▶ **Problem description**: From the entries below, work out the number of lines that hold the word "this", and give that number alone.
##### Exercise materials #####
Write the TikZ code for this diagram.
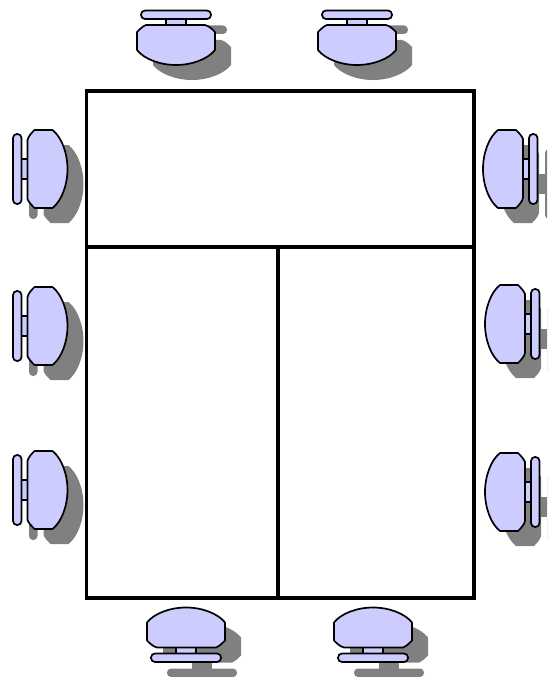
\documentclass[tikz,border=0pt]{standalone}
\definecolor{chairfill}{HTML}{CCCCFF}
\definecolor{chairshadow}{HTML}{808080}
\newcommand{\chairbar}{(-35,-27.5) [rounded corners=4pt] -- (35,-27.5) -- (35,-19) -- (-35,-19) -- cycle}
\newcommand{\chairlink}{(-10,-19) rectangle (10,-12)}
\newcommand{\chairseat}{(-30,-13) -- (29,-13) .. controls (33,-12) and (36,-9) .. (39,-6) -- (39,12) .. controls (32,21) and (16,27) .. (0,27) .. controls (-16,27) and (-32,21) .. (-39,12) -- (-39,-6) .. controls (-36,-9) and (-33,-12) .. (-30,-13) -- cycle}
\newcommand{\chairshade}[3]{\begin{scope}[shift={(#1+16,#2+15)},rotate=#3]
  \fill[chairshadow] \chairbar; \fill[chairshadow] \chairlink; \fill[chairshadow] \chairseat;
\end{scope}}
\newcommand{\chairbody}[3]{\begin{scope}[shift={(#1,#2)},rotate=#3,chairline]
  \filldraw \chairlink; \filldraw \chairbar; \filldraw \chairseat;
\end{scope}}
\begin{document}
\begin{tikzpicture}[x=1pt,y=-1pt,
  chairline/.style={draw=black,fill=chairfill,line width=1.7pt,line join=round},
  tableline/.style={draw=black,line width=3.4pt,line join=miter}]
\useasboundingbox (0,0) rectangle (547,677);
\clip (0,0) rectangle (547,677);
\foreach \cx/\cy/\r in {176/38/0,357/38/0,40.5/169/90,40.5/326/90,40.5/490/90,510/169/-90,512/324/-90,512/492/-90,186/634.5/180,373/634.5/180}{
  \chairshade{\cx}{\cy}{\r}
}
\draw[tableline] (86.5,91) rectangle (474,598);
\draw[tableline] (86.5,247) -- (474,247);
\draw[tableline] (278,247) -- (278,598);
\foreach \cx/\cy/\r in {176/38/0,357/38/0,40.5/169/90,40.5/326/90,40.5/490/90,510/169/-90,512/324/-90,512/492/-90,186/634.5/180,373/634.5/180}{
  \chairbody{\cx}{\cy}{\r}
}
\end{tikzpicture}
\end{document}
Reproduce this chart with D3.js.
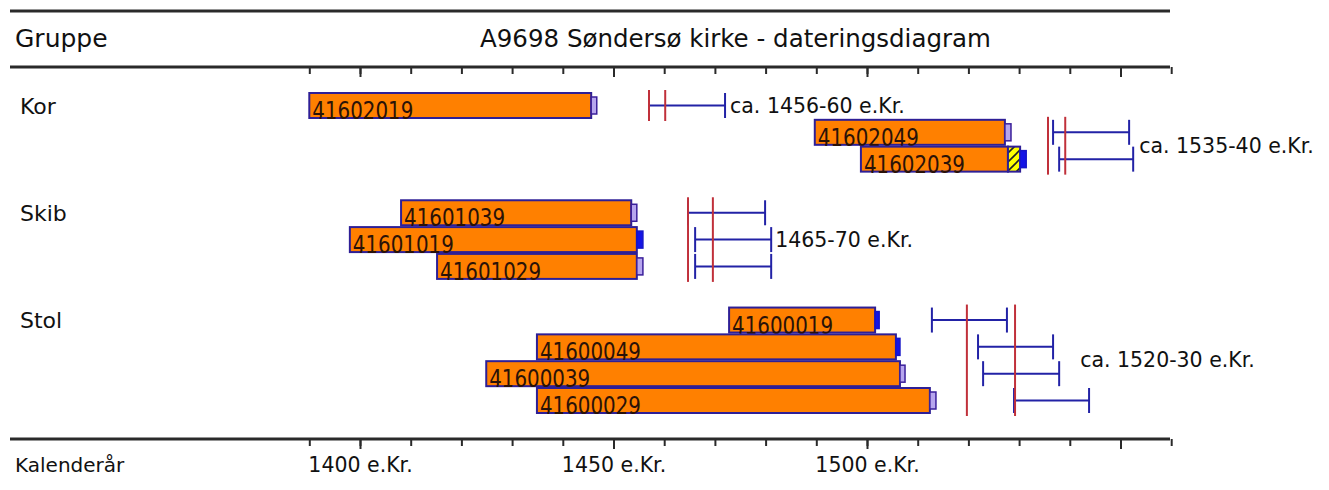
<!DOCTYPE html>
<html><head><meta charset="utf-8">
<script src="https://cdn.jsdelivr.net/npm/d3@7"></script>
<style>body{margin:0;background:#fff}</style>
</head><body>
<svg id="c" width="1329" height="490"></svg>
<script>
// ---------- data ----------
const groups = ["Kor", "Skib", "Stol"];
const sampleIds   = ["41602019","41602049","41602039","41601039","41601019","41601029","41600019","41600049","41600039","41600029"];
const sampleGroup = ["Kor","Kor","Kor","Skib","Skib","Skib","Stol","Stol","Stol","Stol"];
const firstRing   = [1390.0, 1489.7, 1498.8, 1408.1, 1398.0, 1415.2, 1472.8, 1434.9, 1424.9, 1434.9];
const lastRing    = [1445.6, 1527.2, 1527.8, 1453.5, 1454.6, 1454.6, 1501.6, 1505.7, 1506.5, 1512.4];
const hatchEnd    = [null,   null,   1530.2, null,   null,   null,   null,   null,   null,   null];
const sapEnd      = [1446.7, 1528.4, 1531.4, 1454.6, 1455.8, 1455.8, 1502.4, 1506.5, 1507.5, 1513.6];
const capType     = ["open","open","solid","open","solid","open","solid","solid","open","open"];
const fellFrom    = [1457.0, 1536.7, 1537.9, 1464.7, 1466.1, 1466.1, 1512.8, 1521.9, 1522.9, 1529.0];
const fellTo      = [1472.0, 1551.7, 1552.5, 1479.9, 1481.1, 1481.1, 1527.6, 1536.7, 1537.9, 1543.8];

const datingLabels  = ["ca. 1456-60 e.Kr.", "ca. 1535-40 e.Kr.", "1465-70 e.Kr.", "ca. 1520-30 e.Kr."];
const datingFrom    = [1457.0, 1535.7, 1464.7, 1519.7];
const datingTo      = [1460.2, 1539.1, 1469.6, 1529.2];
const datingSamples = [["41602019"], ["41602049","41602039"], ["41601039","41601019","41601029"], ["41600019","41600049","41600039","41600029"]];
const datingLabelRows = [["41602019"], ["41602049","41602039"], ["41601019"], ["41600049","41600039"]];

const tickYears  = d3.range(1390, 1561, 10);
const majorYears = [1400, 1450, 1500, 1550];
const labelYears = [1400, 1450, 1500];
const titleText = "A9698 Søndersø kirke - dateringsdiagram";

// ---------- layout ----------
const svg = d3.select("#c");
const FONT = "'DejaVu Sans', Verdana, sans-serif";
const x = d3.scaleLinear().domain([1400, 1500]).range([360, 867]);
const rowTop = d3.scaleLinear().domain([0, 11]).range([93, 388]);
const barH = 25, capH = 17;
const ORANGE = "#ff8000", BAR_STROKE = "#2e1f96", RED = "#c0303a", BLUE = "#2222a6";

// row indices: groups stacked with a blank row between
const rowOf = {};
let r = 0;
groups.forEach(g => {
  sampleIds.forEach((id, i) => { if (sampleGroup[i] === g) rowOf[id] = r++; });
  r++;
});

const defs = svg.append("defs");
const pat = defs.append("pattern").attr("id", "hatch").attr("patternUnits", "userSpaceOnUse")
  .attr("width", 9).attr("height", 9);
pat.append("rect").attr("width", 9).attr("height", 9).attr("fill", "#ffff00");
pat.append("path").attr("d", "M0,9 L9,0 M-2,2 L2,-2 M7,11 L11,7").attr("stroke", "#222").attr("stroke-width", 1.6);

// ---------- header ----------
const lineX0 = 10, lineX1 = 1170;
svg.append("line").attr("x1", lineX0).attr("x2", lineX1).attr("y1", 11).attr("y2", 11)
  .attr("stroke", "#2a2a2a").attr("stroke-width", 3);
svg.append("text").attr("x", 15).attr("y", 47).attr("font-family", FONT).attr("font-size", 25)
  .attr("fill", "#111").text("Gruppe");
svg.append("text").attr("x", 480).attr("y", 47).attr("font-family", FONT).attr("font-size", 24.5)
  .attr("fill", "#111").text(titleText);

// axes (top & bottom)
function drawAxis(y0, withLabels) {
  svg.append("line").attr("x1", lineX0).attr("x2", lineX1).attr("y1", y0).attr("y2", y0)
    .attr("stroke", "#2a2a2a").attr("stroke-width", 3);
  const gMinor = svg.append("g").attr("transform", `translate(0,${y0})`)
    .call(d3.axisBottom(x).tickValues(tickYears).tickSize(7).tickFormat(""));
  gMinor.select(".domain").remove();
  gMinor.selectAll("line").attr("stroke", "#2a2a2a").attr("stroke-width", 2);
  const gMajor = svg.append("g").attr("transform", `translate(0,${y0})`)
    .call(d3.axisBottom(x).tickValues(majorYears).tickSize(10).tickFormat(""));
  gMajor.select(".domain").remove();
  gMajor.selectAll("line").attr("stroke", "#2a2a2a").attr("stroke-width", 2);
  if (withLabels) {
    const gl = svg.append("g").attr("transform", `translate(0,${y0})`)
      .call(d3.axisBottom(x).tickValues(labelYears).tickSize(0).tickFormat(d => d + " e.Kr."));
    gl.select(".domain").remove();
    gl.selectAll("text").attr("y", 33).attr("dy", 0).attr("font-family", FONT)
      .attr("font-size", 20.5).attr("fill", "#111");
  }
}
drawAxis(67, false);
drawAxis(439, true);
svg.append("text").attr("x", 15).attr("y", 472).attr("font-family", FONT).attr("font-size", 20)
  .attr("fill", "#111").text("Kalenderår");

// group labels
groups.forEach(g => {
  const first = sampleIds.find((id, i) => sampleGroup[i] === g);
  svg.append("text").attr("x", 20).attr("y", rowTop(rowOf[first]) + barH / 2 + 8)
    .attr("font-family", FONT).attr("font-size", 22).attr("fill", "#111").text(g);
});

// ---------- bars ----------
const samples = sampleIds.map((id, i) => ({
  id, row: rowOf[id], first: firstRing[i], last: lastRing[i], hatch: hatchEnd[i],
  sap: sapEnd[i], cap: capType[i], f0: fellFrom[i], f1: fellTo[i]
}));

const gb = svg.append("g");
samples.forEach(s => {
  const yt = rowTop(s.row);
  gb.append("rect").attr("x", x(s.first)).attr("y", yt).attr("width", x(s.last) - x(s.first))
    .attr("height", barH).attr("fill", ORANGE).attr("stroke", BAR_STROKE).attr("stroke-width", 2);
  let capStart = s.last;
  if (s.hatch != null) {
    gb.append("rect").attr("x", x(s.last)).attr("y", yt).attr("width", x(s.hatch) - x(s.last))
      .attr("height", barH).attr("fill", "url(#hatch)").attr("stroke", BAR_STROKE).attr("stroke-width", 2);
    capStart = s.hatch;
  }
  gb.append("rect").attr("x", x(capStart)).attr("y", yt + (barH - capH) / 2)
    .attr("width", x(s.sap) - x(capStart)).attr("height", capH)
    .attr("fill", s.cap === "solid" ? "#1414e6" : "#b7a6ee")
    .attr("stroke", s.cap === "solid" ? "#1616c8" : "#3a1f9a").attr("stroke-width", 1.5);
  gb.append("text").attr("x", x(s.first) + 3).attr("y", yt + barH + 1)
    .attr("font-family", FONT).attr("font-size", 25).attr("fill", "#2a1208")
    .attr("textLength", 101).attr("lengthAdjust", "spacingAndGlyphs").text(s.id);

  // felling range
  const yc = yt + barH / 2;
  gb.append("line").attr("x1", x(s.f0)).attr("x2", x(s.f1)).attr("y1", yc).attr("y2", yc)
    .attr("stroke", BLUE).attr("stroke-width", 2);
  [s.f0, s.f1].forEach(v => gb.append("line").attr("x1", x(v)).attr("x2", x(v))
    .attr("y1", yt).attr("y2", yt + barH).attr("stroke", BLUE).attr("stroke-width", 2));
});

// ---------- datings (red lines + labels) ----------
const labelDx = [5, 6, 4, 21];
datingLabels.forEach((lab, k) => {
  const rows = datingSamples[k].map(id => rowOf[id]);
  const y0 = rowTop(d3.min(rows)) - 3, y1 = rowTop(d3.max(rows)) + barH + 3;
  [datingFrom[k], datingTo[k]].forEach(v => svg.append("line")
    .attr("x1", x(v)).attr("x2", x(v)).attr("y1", y0).attr("y2", y1)
    .attr("stroke", RED).attr("stroke-width", 2));
  const lrows = datingLabelRows[k].map(id => rowOf[id]);
  const ly = (rowTop(d3.min(lrows)) + rowTop(d3.max(lrows)) + barH) / 2;
  const lx = d3.max(datingLabelRows[k], id => x(fellTo[sampleIds.indexOf(id)])) + labelDx[k];
  svg.append("text").attr("x", lx).attr("y", ly + 7).attr("font-family", FONT)
    .attr("font-size", 20.5).attr("fill", "#111").text(lab);
});
</script>
</body></html>
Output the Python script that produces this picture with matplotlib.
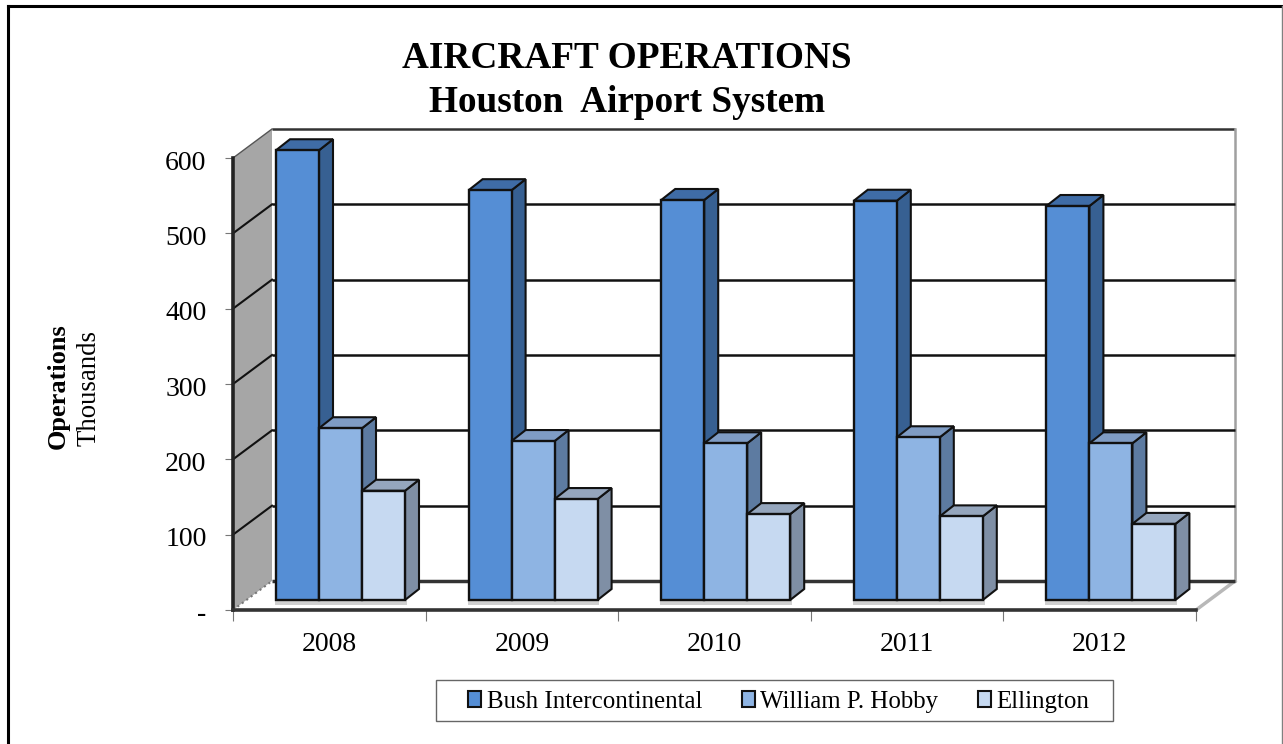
"""Aircraft operations chart - Houston Airport System (3D style bars drawn by hand)"""

import matplotlib
matplotlib.use("Agg")
import matplotlib.pyplot as plt
from matplotlib.lines import Line2D
from matplotlib.patches import Rectangle, Patch
from matplotlib.transforms import ScaledTranslation

# ============ DATA ============
years = ["2008", "2009", "2010", "2011", "2012"]
bush = [597, 544, 531, 530, 523]
hobby = [228, 211, 208, 216, 208]
ellington = [145, 134, 114, 111, 101]
series_names = ["Bush Intercontinental", "William P. Hobby", "Ellington"]
y_ticks = [0, 100, 200, 300, 400, 500, 600]
y_labels = ["-", "100", "200", "300", "400", "500", "600"]

# ============ STYLE ============
W, H = 1283, 744
front_colors = ["#558ed5", "#8eb4e3", "#c6d9f1"]
side_colors = ["#376092", "#5d7ba1", "#7f8fa5"]
top_colors = ["#3f6ca6", "#7f9cc4", "#95a6bd"]

plt.rcParams["font.family"] = ["Liberation Serif", "DejaVu Serif"]

fig = plt.figure(figsize=(W / 100, H / 100), dpi=100)
# front plane of the chart, in pixels
left, right, top, bottom = 233, 1196, 158, 610
ax = fig.add_axes([left / W, 1 - bottom / H, (right - left) / W, (bottom - top) / H])
ax.set_xlim(0, len(years))
ax.set_ylim(0, 600)
ax.patch.set_visible(False)

px_x = len(years) / (right - left)  # data units per pixel
px_y = 600 / (bottom - top)

wall_dx, wall_dy = 39 * px_x, 29 * px_y
bar_dx, bar_dy = 14 * px_x, 11 * px_y
bar_lift = 10 * px_y
bar_w = 43 * px_x
bar_start = 43 * px_x

# walls and floor
ax.fill([0, wall_dx, wall_dx, 0], [0, wall_dy, 600 + wall_dy, 600],
        color="#a6a6a6", lw=0, clip_on=False, zorder=1)
ax.plot([0, wall_dx], [600, 600 + wall_dy], color="#555555", lw=1, clip_on=False, zorder=2)
ax.plot([wall_dx, 5 + wall_dx], [600 + wall_dy] * 2, color="#333333", lw=1.8, clip_on=False,
        zorder=2, solid_capstyle="butt")
ax.plot([5 + wall_dx] * 2, [wall_dy, 600 + wall_dy], color="#a0a0a0", lw=1.8, clip_on=False, zorder=2)
ax.plot([5, 5 + wall_dx], [0, wall_dy], color="#b8b8b8", lw=2.5, clip_on=False, zorder=2)
ax.plot([0, wall_dx], [0, wall_dy], color="#777777", lw=1.5, ls=":", clip_on=False, zorder=2)

# gridlines run along the left wall and then the back wall
for v in y_ticks[:-1]:
    lw = 2.5 if v == 0 else 1.8
    color = "#333333" if v == 0 else "#111111"
    if v > 0:
        ax.plot([0, wall_dx], [v, v + wall_dy], color="#111111", lw=1.5, clip_on=False, zorder=2)
    ax.plot([wall_dx, 5 + wall_dx], [v + wall_dy] * 2, color=color, lw=lw,
            clip_on=False, zorder=2, solid_capstyle="butt")

# bars
z = 5
for i in range(len(years)):
    vals = [bush[i], hobby[i], ellington[i]]
    x0 = i + bar_start
    ax.add_patch(Rectangle((x0 - 1 * px_x, bar_lift - 5 * px_y), 3 * bar_w + bar_dx * 0.2, 5 * px_y,
                           color="#d0d0d0", lw=0, clip_on=False, zorder=z))
    for j, v in enumerate(vals):
        x = x0 + j * bar_w
        t = v + bar_lift
        # side face
        ax.fill([x + bar_w, x + bar_w + bar_dx, x + bar_w + bar_dx, x + bar_w],
                [bar_lift, bar_lift + bar_dy, t + bar_dy, t],
                facecolor=side_colors[j], edgecolor="#111111", lw=1.5, clip_on=False, zorder=z)
        # top face
        ax.fill([x, x + bar_dx, x + bar_w + bar_dx, x + bar_w],
                [t, t + bar_dy, t + bar_dy, t],
                facecolor=top_colors[j], edgecolor="#111111", lw=1.5, clip_on=False, zorder=z)
        # front face
        ax.bar(x, v, width=bar_w, bottom=bar_lift, align="edge", color=front_colors[j],
               edgecolor="#111111", lw=1.7, clip_on=False, zorder=z + 1)
        z += 2

# axes
for s in ["top", "right"]:
    ax.spines[s].set_visible(False)
ax.spines["left"].set_linewidth(2.6)
ax.spines["left"].set_color("#222222")
ax.spines["bottom"].set_linewidth(2.6)
ax.spines["bottom"].set_color("#333333")
ax.set_yticks(y_ticks)
ax.set_yticklabels(y_labels, fontsize=20)
ax.set_xticks(range(len(years) + 1))
ax.set_xticklabels([])
ax.set_xticks([i + 0.5 for i in range(len(years))], minor=True)
ax.set_xticklabels(years, minor=True, fontsize=20)
ax.tick_params(axis="y", length=6, width=0.8, color="#777777", pad=13)
ax.tick_params(axis="x", which="major", length=8, width=0.8, color="#777777")
ax.tick_params(axis="x", which="minor", length=0, pad=16)
# y labels sit slightly below their ticks
nudge = ScaledTranslation(0, -2 / 100, fig.dpi_scale_trans)
for label in ax.get_yticklabels():
    label.set_transform(label.get_transform() + nudge)

# title and axis labels
fig.text(627 / W, 1 - 67.7 / H, "AIRCRAFT OPERATIONS", ha="center", va="baseline",
         fontsize=26.8, fontweight="bold")
fig.text(627.5 / W, 1 - 111.7 / H, "Houston  Airport System", ha="center", va="baseline",
         fontsize=26.8, fontweight="bold")
fig.text(58 / W, 1 - 386.5 / H, "Operations", rotation=90, ha="center", va="center",
         fontsize=19, fontweight="bold")
fig.text(89 / W, 1 - 388 / H, "Thousands", rotation=90, ha="center", va="center", fontsize=19.3)

# legend, frame drawn separately so the box can be wider than the entries
fig.add_artist(Rectangle((436 / W, 1 - 721 / H), 677 / W, 41 / H, transform=fig.transFigure,
                         facecolor="white", edgecolor="#666666", lw=1))
handles = [Patch(facecolor=c, edgecolor="#111111", lw=1.5) for c in front_colors]
leg = fig.legend(handles, series_names, loc="center", bbox_to_anchor=(779 / W, 1 - 702 / H),
                 ncol=3, fontsize=17.9, frameon=False, handlelength=0.52, handleheight=0.6,
                 handletextpad=0.22, columnspacing=1.6, borderpad=0, borderaxespad=0)

# outer border: no line along the bottom edge
for xs, ys, col, lw in [([8, 8], [6, H], "black", 2.2),
                        ([8, W], [6, 6], "black", 2.2),
                        ([W - 1, W - 1], [6, H], "#808080", 1)]:
    fig.add_artist(Line2D([x / W for x in xs], [1 - y / H for y in ys], color=col, lw=lw,
                          transform=fig.transFigure))

plt.savefig("out.png", dpi=100)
#####
▶ **Completed task**: 3